>>>

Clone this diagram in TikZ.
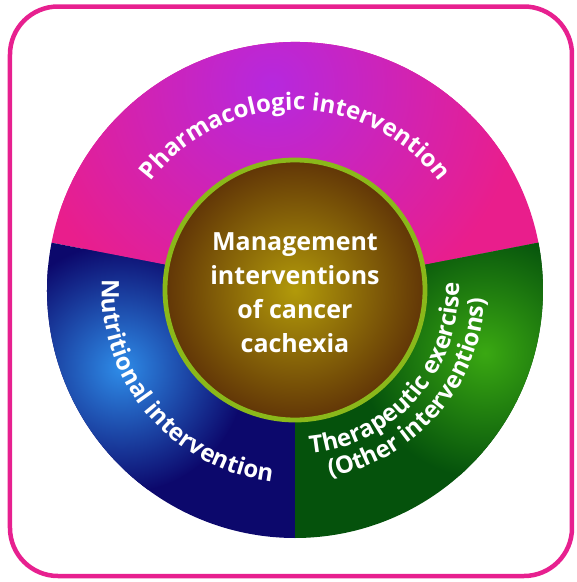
\documentclass[tikz,border=0pt]{standalone}
\usepackage{fontspec}
\setmainfont{Open Sans}
\usepackage{tikz}
\usetikzlibrary{decorations.text}
\definecolor{rimpink}{RGB}{231,32,143}
\definecolor{pharmapink}{RGB}{233,30,140}
\definecolor{pharmaviolet}{RGB}{182,40,222}
\definecolor{nutrinavy}{RGB}{12,8,108}
\definecolor{nutriblue}{RGB}{46,140,232}
\definecolor{therapgreen}{RGB}{5,82,12}
\definecolor{therapglow}{RGB}{58,168,18}
\definecolor{corebrown}{RGB}{88,42,6}
\definecolor{coregold}{RGB}{178,154,10}
\definecolor{ringgreen}{RGB}{138,184,26}

\begin{document}
\begin{tikzpicture}[x=1pt, y=1pt,
	arclabel/.style={decorate, decoration={text along path, text align=center, text color=white, text={|\bfseries\fontsize{24}{24}\selectfont|#1}}}]
	\useasboundingbox (-295,-292) rectangle (282,290);
	\draw[rimpink, line width=4.5pt, rounded corners=48pt] (-285,-286) rectangle (277,283.5);
	
	\begin{scope}
		\clip (0,0) -- (11:248) arc[start angle=11, end angle=169, radius=248pt] -- cycle;
		\fill[pharmapink] (-250,-10) rectangle (250,250);
		\shade[inner color=pharmaviolet, outer color=pharmapink] (-23,205) circle[radius=250pt];
	\end{scope}
	\begin{scope}
		\clip (0,0) -- (169:248) arc[start angle=169, end angle=270, radius=248pt] -- cycle;
		\fill[nutrinavy] (-250,-250) rectangle (0,50);
		\shade[inner color=nutriblue, outer color=nutrinavy] (-174,-78) circle[radius=125pt];
	\end{scope}
	\begin{scope}
		\clip (0,0) -- (270:248) arc[start angle=270, end angle=371, radius=248pt] -- cycle;
		\fill[therapgreen] (0,-250) rectangle (250,50);
		\shade[inner color=therapglow, outer color=therapgreen] (190,-63) circle[radius=125pt];
	\end{scope}
	\begin{scope}
		\clip (0,0) circle[radius=130pt];
		\fill[corebrown] (0,0) circle[radius=130pt];
		\shade[inner color=coregold, outer color=corebrown] (0,0) circle[radius=145pt];
	\end{scope}
	\draw[ringgreen, line width=4.8pt] (0,0) circle[radius=130pt];
	
	\node[text=white, font=\bfseries\fontsize{25}{34}\selectfont, align=center] (core) at (0,-3) {Management\\interventions\\of cancer\\cachexia};
	
	\path[arclabel={Pharmacologic intervention}] (155:180) arc[start angle=155, end angle=25, radius=180pt];
	\path[arclabel={Nutritional intervention}] (160:193) arc[start angle=160, end angle=280, radius=193pt];
	\path[arclabel={Therapeutic exercise}] (-101:164) arc[start angle=-101, end angle=19, radius=164pt];
	\path[arclabel={(Other interventions)}] (-101:190) arc[start angle=-101, end angle=19, radius=190pt];
\end{tikzpicture}
\end{document}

<<<

REQUEST
Write out exactly the lines between the start of the data and the line with "width=4.8pt] (0,0) circle[radius=130pt];", including both, but none of the pictures.

EXERCISE RESPONSE
Clone this diagram in TikZ.
\documentclass[tikz,border=0pt]{standalone}
\usepackage{fontspec}
\setmainfont{Open Sans}
\usepackage{tikz}
\usetikzlibrary{decorations.text}
\definecolor{rimpink}{RGB}{231,32,143}
\definecolor{pharmapink}{RGB}{233,30,140}
\definecolor{pharmaviolet}{RGB}{182,40,222}
\definecolor{nutrinavy}{RGB}{12,8,108}
\definecolor{nutriblue}{RGB}{46,140,232}
\definecolor{therapgreen}{RGB}{5,82,12}
\definecolor{therapglow}{RGB}{58,168,18}
\definecolor{corebrown}{RGB}{88,42,6}
\definecolor{coregold}{RGB}{178,154,10}
\definecolor{ringgreen}{RGB}{138,184,26}

\begin{document}
\begin{tikzpicture}[x=1pt, y=1pt,
	arclabel/.style={decorate, decoration={text along path, text align=center, text color=white, text={|\bfseries\fontsize{24}{24}\selectfont|#1}}}]
	\useasboundingbox (-295,-292) rectangle (282,290);
	\draw[rimpink, line width=4.5pt, rounded corners=48pt] (-285,-286) rectangle (277,283.5);
	
	\begin{scope}
		\clip (0,0) -- (11:248) arc[start angle=11, end angle=169, radius=248pt] -- cycle;
		\fill[pharmapink] (-250,-10) rectangle (250,250);
		\shade[inner color=pharmaviolet, outer color=pharmapink] (-23,205) circle[radius=250pt];
	\end{scope}
	\begin{scope}
		\clip (0,0) -- (169:248) arc[start angle=169, end angle=270, radius=248pt] -- cycle;
		\fill[nutrinavy] (-250,-250) rectangle (0,50);
		\shade[inner color=nutriblue, outer color=nutrinavy] (-174,-78) circle[radius=125pt];
	\end{scope}
	\begin{scope}
		\clip (0,0) -- (270:248) arc[start angle=270, end angle=371, radius=248pt] -- cycle;
		\fill[therapgreen] (0,-250) rectangle (250,50);
		\shade[inner color=therapglow, outer color=therapgreen] (190,-63) circle[radius=125pt];
	\end{scope}
	\begin{scope}
		\clip (0,0) circle[radius=130pt];
		\fill[corebrown] (0,0) circle[radius=130pt];
		\shade[inner color=coregold, outer color=corebrown] (0,0) circle[radius=145pt];
	\end{scope}
	\draw[ringgreen, line width=4.8pt] (0,0) circle[radius=130pt];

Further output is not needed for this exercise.